5. As regards this latter point, I located the typed record of proceedings in the tribunal file. I read out to both advocates the part of the record of proceedings which concerned the cross examination by the presenting officer of the appellant. I gave both parties the opportunity to comment. I find that there is no reason to suppose that the judge's record is inaccurate nor does either party submit that it is. That record indicates that the appellant gave short and concise answers to the questions put to him. I am unable to identify any answer which the appellant gave in court which might reasonably be described as vague or inconsistent. As I noted above, the appellant did forget at the asylum interview to mention that he had travelled to France but this part of his journey was referred to elsewhere in his evidence and also later in the same interview where he refers to having resided in the Calais area. In so far as the appellant made an error at interview in his account of the countries through which he travelled, it was manifestly not so serious an error as to justify the judge's description of it as vague and inconsistent.
6. In the passage of the decision which I have quoted above, the judge complains that the appellant was vague in his evidence as regards to how he funded himself on his journey and how his family have supported themselves since being displaced from their home village. The appellant has consistently stated that he was funded by his father and maternal uncle, that he only remained for six days with his family in Syria and so he did not know how they had coped financially after he had left and that it was 'financially hard' for his family now they have returned to Kurdistan. I do not know what part of that evidence the judge considered to be vague or lacking in detail. Clearly, her findings at [23] contributed to the judge's conclusion that the appellant's evidence could not be trusted. Moreover, I believe there is some force in the appellant submission that his relatively straightforward claim has been elaborated by the Secretary of State only then to be rejected. I find that there is sufficient error in the judge's analysis of the appellant's evidence such as to justify the setting aside of this decision. There will need to be a new fact-finding exercise at a hearing de novo. In the light of that conclusion, I do not propose to deal with the other grounds in detail. I do, however, consider that the judge's findings on the appellant's ability to obtain identity documentation while still here in the United Kingdom is not in accordance with country guidance and consequently flawed for the reasons advanced by Mr Holmes.
Notice of Decision
The decision of the FTT is set aside. None of the findings of fact shall stand. The appeal is returned to the First-tier Tribunal for that tribunal to remake the decision at or following a hearing de novo.
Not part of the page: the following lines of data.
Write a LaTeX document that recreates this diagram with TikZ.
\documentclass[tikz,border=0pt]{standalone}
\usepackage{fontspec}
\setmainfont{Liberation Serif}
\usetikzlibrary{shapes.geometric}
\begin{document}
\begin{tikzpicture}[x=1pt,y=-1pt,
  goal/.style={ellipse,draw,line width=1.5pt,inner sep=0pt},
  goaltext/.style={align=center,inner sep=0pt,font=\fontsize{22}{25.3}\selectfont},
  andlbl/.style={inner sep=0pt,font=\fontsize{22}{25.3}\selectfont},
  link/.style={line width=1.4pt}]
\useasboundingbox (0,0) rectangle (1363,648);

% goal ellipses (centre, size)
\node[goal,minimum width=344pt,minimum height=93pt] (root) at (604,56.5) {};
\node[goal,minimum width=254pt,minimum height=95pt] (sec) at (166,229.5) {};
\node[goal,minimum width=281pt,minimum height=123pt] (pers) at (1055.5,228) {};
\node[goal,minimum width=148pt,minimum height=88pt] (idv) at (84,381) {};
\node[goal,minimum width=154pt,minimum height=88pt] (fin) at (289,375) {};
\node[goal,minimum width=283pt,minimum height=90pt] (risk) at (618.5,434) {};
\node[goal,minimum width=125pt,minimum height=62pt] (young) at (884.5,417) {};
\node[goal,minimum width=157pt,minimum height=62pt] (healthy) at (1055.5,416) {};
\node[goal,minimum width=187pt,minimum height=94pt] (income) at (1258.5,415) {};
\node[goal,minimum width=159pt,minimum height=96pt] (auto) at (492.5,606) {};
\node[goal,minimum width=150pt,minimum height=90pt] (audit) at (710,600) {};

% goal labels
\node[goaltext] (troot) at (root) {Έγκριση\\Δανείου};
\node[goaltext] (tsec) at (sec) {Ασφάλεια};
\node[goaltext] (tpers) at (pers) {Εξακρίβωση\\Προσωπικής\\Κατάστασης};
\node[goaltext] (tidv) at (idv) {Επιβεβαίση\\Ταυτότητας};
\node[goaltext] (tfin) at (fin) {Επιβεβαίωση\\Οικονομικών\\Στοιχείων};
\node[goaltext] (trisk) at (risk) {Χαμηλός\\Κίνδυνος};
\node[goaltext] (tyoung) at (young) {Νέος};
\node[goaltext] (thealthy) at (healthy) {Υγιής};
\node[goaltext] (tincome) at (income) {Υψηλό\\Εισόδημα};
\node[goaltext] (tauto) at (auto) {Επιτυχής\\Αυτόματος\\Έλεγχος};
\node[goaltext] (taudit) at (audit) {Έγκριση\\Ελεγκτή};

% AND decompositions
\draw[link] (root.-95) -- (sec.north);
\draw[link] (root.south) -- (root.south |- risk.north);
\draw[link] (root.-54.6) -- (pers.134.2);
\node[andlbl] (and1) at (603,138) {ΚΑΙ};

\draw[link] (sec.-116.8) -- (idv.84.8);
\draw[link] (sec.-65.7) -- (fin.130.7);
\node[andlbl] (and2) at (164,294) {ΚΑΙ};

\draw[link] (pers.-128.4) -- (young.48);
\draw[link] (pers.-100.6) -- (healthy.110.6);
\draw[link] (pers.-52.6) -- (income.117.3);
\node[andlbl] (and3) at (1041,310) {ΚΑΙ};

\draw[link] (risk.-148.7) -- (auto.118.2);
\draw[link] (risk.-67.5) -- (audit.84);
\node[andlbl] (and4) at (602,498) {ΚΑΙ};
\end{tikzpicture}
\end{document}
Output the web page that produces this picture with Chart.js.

Signed Date 11 September 2020
Upper Tribunal Judge Lane

Direction Regarding Anonymity - Rule 14 of the Tribunal Procedure (Upper Tribunal) Rules 2008

Unless and until a Tribunal or court directs otherwise, the appellants are granted anonymity. No report of these proceedings shall directly or indirectly identify them or any member of their family. This direction applies both to the appellants and to the respondent. Failure to comply with this direction could lead to contempt of court proceedings.